Short of rape, there are a number of other ways in which inmates face abuse. Litwok, 63, has served a total of 20 months in federal prison for tax evasion. When she first arrived in 2009, she immediately came out as a lesbian – a move she believes subjected her to “harassment, torture, and sadism.”
“Inmate.com got the word around immediately,” said Litwok to msnbc during a lunch break. “It’s like old-school telephone. That’s how we get our news.”
Within two weeks of her prison stay, the manager of Litwok’s quiet orientation unit accused her of groping other women.
“I got angry immediately because I hadn’t been involved with anybody for over ten years because of my case,” said Litwok. “I told her I wanted to see the women who accused me of that now.”
No such women were presented. Instead, Litwok was transferred to a different unit known as “The Ghetto,” the loudest most unpleasant area.

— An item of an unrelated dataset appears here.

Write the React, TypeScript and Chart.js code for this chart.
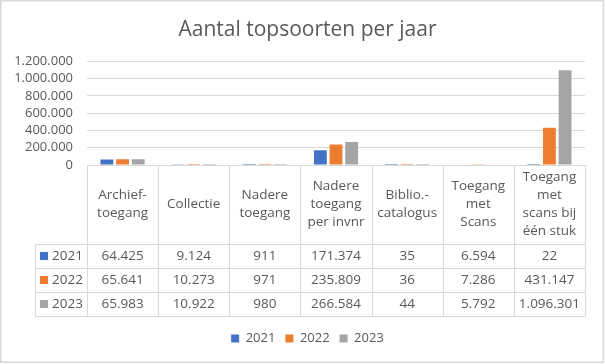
import React, { useEffect, useRef } from "react";
import { Chart, registerables } from "chart.js";

Chart.register(...registerables);

const title = "Aantal topsoorten per jaar";
const categories: string[][] = [
  ["Archief-", "toegang"],
  ["Collectie"],
  ["Nadere", "toegang"],
  ["Nadere", "toegang", "per invnr"],
  ["Biblio.-", "catalogus"],
  ["Toegang", "met", "Scans"],
  ["Toegang", "met", "scans bij", "één stuk"],
];
const years = ["2021", "2022", "2023"];
const values2021 = [64425, 9124, 911, 171374, 35, 6594, 22];
const values2022 = [65641, 10273, 971, 235809, 36, 7286, 431147];
const values2023 = [65983, 10922, 980, 266584, 44, 5792, 1096301];
const seriesValues = [values2021, values2022, values2023];
const colors = ["#4472C4", "#ED7D31", "#A5A5A5"];
const yMax = 1200000;
const yStep = 200000;

const FONT = "'Open Sans', sans-serif";
const TEXT = "#595959";
const LINE = "#d9d9d9";

const fmt = (n: number) => String(n).replace(/\B(?=(\d{3})+(?!\d))/g, ".");

const tablePlugin = {
  id: "dataTable",
  afterDraw(chart: any) {
    const { ctx, chartArea } = chart;
    const n = categories.length;
    const left = chartArea.left;
    const right = chartArea.right;
    const w = (right - left) / n;
    const top = chartArea.bottom;
    const headerH = 79;
    const rowH = 24;
    const rowsTop = top + headerH;
    const bottom = rowsTop + rowH * years.length;
    const tableLeft = 35;
    const px = (v: number) => Math.round(v) + 0.5;

    ctx.save();
    ctx.strokeStyle = LINE;
    ctx.lineWidth = 1;
    ctx.beginPath();
    ctx.moveTo(left, px(top));
    ctx.lineTo(right, px(top));
    for (let r = 0; r <= years.length; r++) {
      const y = px(rowsTop + r * rowH);
      ctx.moveTo(tableLeft, y);
      ctx.lineTo(right, y);
    }
    for (let i = 0; i <= n; i++) {
      const x = px(left + i * w);
      ctx.moveTo(x, top);
      ctx.lineTo(x, bottom);
    }
    ctx.moveTo(px(tableLeft), rowsTop);
    ctx.lineTo(px(tableLeft), bottom);
    ctx.stroke();

    ctx.fillStyle = TEXT;
    ctx.font = `13.5px ${FONT}`;
    ctx.textAlign = "center";
    ctx.textBaseline = "middle";
    const lh = 18;
    const headerMid = top + headerH / 2;
    categories.forEach((lines, i) => {
      const cx = left + (i + 0.5) * w;
      const y0 = headerMid - ((lines.length - 1) * lh) / 2;
      lines.forEach((t, k) => ctx.fillText(t, cx, y0 + k * lh));
    });

    years.forEach((yr, r) => {
      const cy = rowsTop + (r + 0.5) * rowH;
      ctx.fillStyle = colors[r];
      ctx.fillRect(40, Math.round(cy - 4), 8, 8);
      ctx.fillStyle = TEXT;
      ctx.textAlign = "left";
      ctx.fillText(yr, 52, cy);
      ctx.textAlign = "center";
      seriesValues[r].forEach((v, i) => {
        ctx.fillText(fmt(v), left + (i + 0.5) * w, cy);
      });
    });

    ctx.strokeStyle = LINE;
    ctx.lineWidth = 1.5;
    ctx.strokeRect(0.75, 0.75, 602.5, 361.5);
    ctx.restore();
  },
};

export default function App() {
  const ref = useRef<HTMLCanvasElement | null>(null);
  useEffect(() => {
    if (!ref.current) return;
    const chart = new Chart(ref.current, {
      type: "bar",
      data: {
        labels: categories.map((c) => c.join(" ")),
        datasets: years.map((y, i) => ({
          label: y,
          data: seriesValues[i],
          backgroundColor: colors[i],
          categoryPercentage: 0.66,
          barPercentage: 0.82,
          inflateAmount: 0,
        })),
      },
      options: {
        animation: false,
        responsive: false,
        maintainAspectRatio: false,
        layout: { padding: { left: 10, right: 0, top: 0, bottom: 9 } },
        plugins: {
          title: {
            display: true,
            text: title,
            color: TEXT,
            font: { family: FONT, size: 21, weight: "normal" },
            padding: { top: 17, bottom: 19 },
          },
          legend: {
            position: "bottom",
            labels: {
              boxWidth: 8,
              boxHeight: 8,
              color: TEXT,
              font: { family: FONT, size: 13 },
              padding: 10,
            },
          },
          tooltip: { enabled: false },
        },
        scales: {
          x: {
            ticks: { display: false },
            grid: { display: false },
            border: { display: false },
            afterFit: (s: any) => {
              s.height = 157;
            },
          },
          y: {
            min: 0,
            max: yMax,
            ticks: {
              stepSize: yStep,
              autoSkip: false,
              color: TEXT,
              font: { family: FONT, size: 13 },
              padding: 14,
              callback: (v: any) => fmt(Number(v)),
            },
            grid: { color: LINE, drawTicks: false },
            border: { display: false },
            afterFit: (s: any) => {
              s.width = 77;
            },
          },
          yRight: {
            position: "right",
            display: true,
            min: 0,
            max: 1,
            ticks: { display: false },
            grid: { display: false },
            border: { display: false },
            afterFit: (s: any) => {
              s.width = 20;
            },
          },
        },
      },
      plugins: [tablePlugin],
    });
    return () => chart.destroy();
  }, []);
  return (
    <div style={{ position: "fixed", left: 0, top: 0, width: 605, height: 364, background: "#fff" }}>
      <canvas ref={ref} width={605} height={364} style={{ width: 605, height: 364 }} />
    </div>
  );
}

“In front of ‘The Ghetto,’ there are 20 beds for punishment called ‘The Bus Stop,” said Litwok. “You sleep under 24-hour, seven-day-a-week florescent lights that don’t go off, and you sleep next to an ice machine that crushes ice every 20 minutes. On either side of you are the bathrooms, which 150 women use … It may not be waterboarding, but it’s torture.”
Litwok stayed there for the rest of her sentence.